The paper by Kalyuzhnova and Nygaard extends analysis of SWFs further by evaluating channeling of (oil) resource revenues to non-oil sectors via SWFs in Russia and Kazakhstan, namely Vnesheconombank and Samruk-Kazyna, respectively. It contains a thorough analysis of the crisis management and system preserving roles of SWFs in both countries during the financial crisis of 2008–2009. The paper further distinguishes between crisis management and systemic role of these special vehicles. Although these SWFs were constructive in terms of system preservation and economic stabilization, the paper is concerned that there are structural weaknesses that yet to be addressed. Furthermore, the authors’ analysis shows that these institutions in fact serve as instruments for pursuing national economic principles. As a result of such state interventions, argue the authors, achieving allocative efficiency as well as genuine diversification of the economy is questioned. Thus, conclude the authors, rapid credit expansion in recent years has not concomitantly led to a comparable expansion of investments. This issue is compounded by structural weaknesses in the banking and credit system that, partially, necessitates the development of the dedicated state owned investment vehicles discussed in this paper.
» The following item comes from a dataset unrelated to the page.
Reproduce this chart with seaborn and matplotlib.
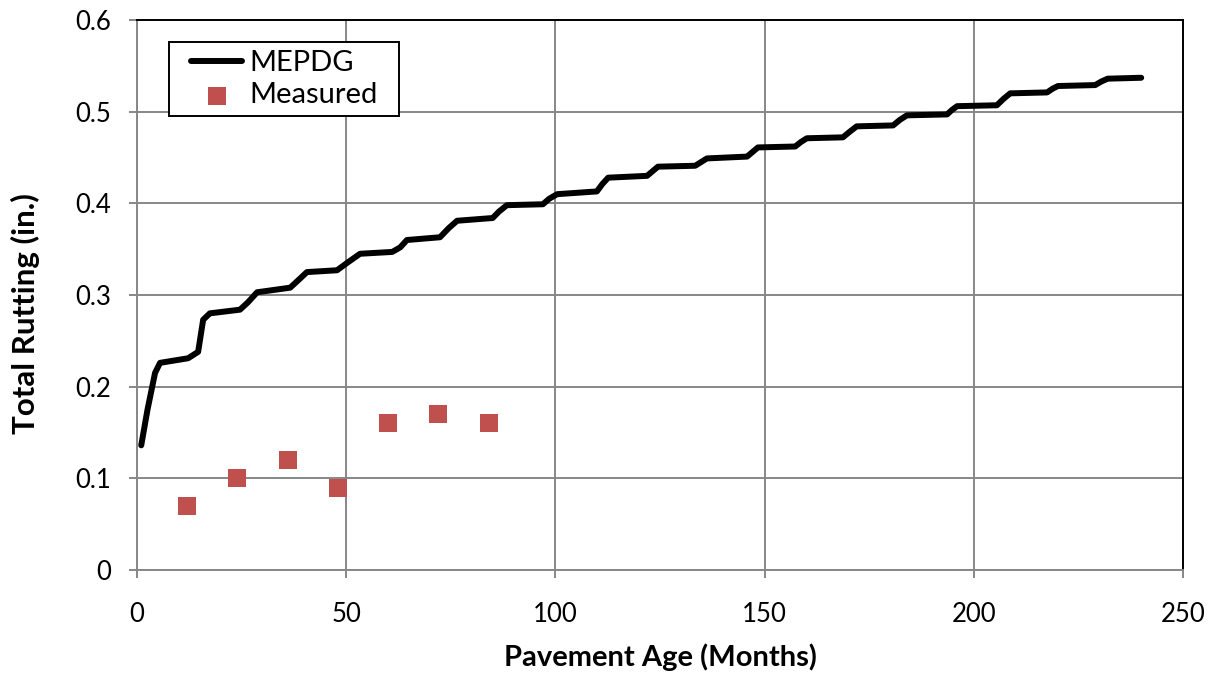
import matplotlib
matplotlib.use("Agg")
import matplotlib.pyplot as plt
from matplotlib.patches import Rectangle
import seaborn as sns
import pandas as pd

# MEPDG predicted rutting (breakpoints of the stepped curve)
mepdg_month = [1, 2.5, 4.3, 5.5, 12.2, 14.6, 15.8, 17.4, 24.6, 26.5, 28.7, 36.6, 38.5, 40.6,
               47.8, 50.5, 53.3, 61, 62.9, 64.5, 72.4, 74.5, 76.5, 85, 86.5, 88.4, 97, 98.5, 100.4,
               109.9, 111.2, 112.6, 121.9, 123.2, 124.5, 133.4, 134.8, 136.2, 145.8, 147.1, 148.4,
               157.3, 158.7, 160.1, 168.7, 170.3, 172, 180.7, 182.3, 184, 193.6, 194.8, 196,
               205.5, 207.1, 208.7, 217.5, 218.8, 220.1, 229, 230.5, 232, 240]
mepdg_rut = [0.136, 0.175, 0.215, 0.226, 0.231, 0.238, 0.273, 0.280, 0.284, 0.292, 0.303, 0.308,
             0.316, 0.325, 0.327, 0.336, 0.345, 0.347, 0.352, 0.360, 0.363, 0.373, 0.381, 0.384,
             0.391, 0.398, 0.399, 0.405, 0.410, 0.413, 0.421, 0.428, 0.430, 0.435, 0.440, 0.441,
             0.445, 0.449, 0.451, 0.456, 0.461, 0.462, 0.467, 0.471, 0.472, 0.478, 0.484, 0.485,
             0.491, 0.496, 0.497, 0.502, 0.506, 0.507, 0.514, 0.520, 0.521, 0.525, 0.528, 0.529,
             0.533, 0.536, 0.537]

# Measured rutting
meas_month = [12, 24, 36, 48, 60, 72, 84]
meas_rut = [0.07, 0.10, 0.12, 0.09, 0.16, 0.17, 0.16]

x_ticks = [0, 50, 100, 150, 200, 250]
y_ticks = [0, 0.1, 0.2, 0.3, 0.4, 0.5, 0.6]
y_tick_labels = ["0", "0.1", "0.2", "0.3", "0.4", "0.5", "0.6"]

sns.set_theme(style="white")
plt.rcParams['font.family'] = ['Lato', 'DejaVu Sans']
plt.rcParams['text.color'] = 'black'
plt.rcParams['axes.labelcolor'] = 'black'

df_line = pd.DataFrame({"month": mepdg_month, "rut": mepdg_rut})
df_pts = pd.DataFrame({"month": meas_month, "rut": meas_rut})

fig = plt.figure(figsize=(12.15, 6.76), dpi=100)
ax = fig.add_axes([0.1128, 0.1568, 0.8609, 0.8136])

grid_c = "#878787"
sns.lineplot(data=df_line, x="month", y="rut", ax=ax, color="black", linewidth=4.3,
             label="MEPDG", solid_joinstyle="round", solid_capstyle="round", zorder=3)
sns.scatterplot(data=df_pts, x="month", y="rut", ax=ax, color="#C0504D", marker="s",
                s=175, linewidth=0, label="Measured", zorder=4)

ax.set_xlim(0, 250)
ax.set_ylim(0, 0.6)
ax.set_xticks(x_ticks)
ax.set_yticks(y_ticks)
ax.set_yticklabels(y_tick_labels)
ax.grid(True, color=grid_c, linewidth=1.4)
ax.set_axisbelow(True)

for s in ["left", "bottom"]:
    ax.spines[s].set_color(grid_c)
    ax.spines[s].set_linewidth(1.4)
for s in ["top", "right"]:
    ax.spines[s].set_color("black")
    ax.spines[s].set_linewidth(1.4)

ax.tick_params(axis="both", which="major", direction="out", length=6, width=1.4,
               color=grid_c, labelsize=18.5, labelcolor="black")
ax.tick_params(axis="y", pad=13)
ax.tick_params(axis="x", pad=17)
ax.tick_params(left=True, bottom=True)

ax.set_xlabel("Pavement Age (Months)", fontsize=21, fontweight="bold", labelpad=12,
              color="black")
ax.set_ylabel("Total Rutting (in.)", fontsize=22.5, fontweight="bold", color="black")
ax.yaxis.set_label_coords(-0.093, 0.467)

# legend frame drawn as a plain rectangle (wider horizontal padding than matplotlib allows)
ax.add_patch(Rectangle((0.0306, 0.8255), 0.2199, 0.1345, transform=ax.transAxes,
                       facecolor="white", edgecolor="black", linewidth=1.4, zorder=5))
leg = ax.legend(loc="upper left", bbox_to_anchor=(0.045, 0.958), fontsize=21,
                frameon=False, handlelength=1.75, handletextpad=0.25, borderpad=0.25,
                labelspacing=0.2, borderaxespad=0)
leg.set_zorder(6)
for t in leg.get_texts():
    t.set_color("black")

fig.savefig("out.png", dpi=100)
All papers presented in this Symposium are part of an emerging literature on the growth and performance of SWFs and associated concerns. Each of the three papers contributes to this debate and presents policy implications for natural resource management in emerging markets. Further, it would be interesting to study SWFs, operations in these emerging economies from a welfare maximization perspective. In particular, it would be sensible to investigate SWFs operations from the optimal fiscal policy angle (ie annuity versus hand-to-mouth ruleFootnote 1). Azerbaijan, Russia, Kazakhstan all are transition economies (ie capital-scarce), in contrast to Norway and Alaska (USA), which are stable developing economies. The question is whether it is good to save much of natural resource revenues for a country that currently has pressing developmental issues. Would not the hand-to-mouth rule be more suitable to a transition economy as a facilitator of faster convergence to a steady state? As the literature suggests, the developmental factor should be taken into account in the evaluation of SWFs’ policy and, consequently, performance (van der Ploeg and Venables, 2008). Kalyuzhnova and Nygaard pointout that weakness of market institutions is endogenous to the transition process. In such cases it would perhaps make sense to invest in projects that accelerate convergence to steady-state growth. Doing so improves welfare if the benefits of faster convergence outweigh the effect of lower government spending in the steady-state (Takizawa et al., 2004). However when the efficiency of government spending increases over time, as it well might in emerging economies that suffer not only from poor infrastructure but also from weak institutions, there are greater advantages to saving natural revenues until the right institutions are in place and capable of acting as welfare redistribution and economic stimulation channels (eg Sala-i-Martin and Subramanian, 2003). Some more systematic statistical evidence in the settings of transition economies would be very useful for decision-makers of these countries in defining its policy choice.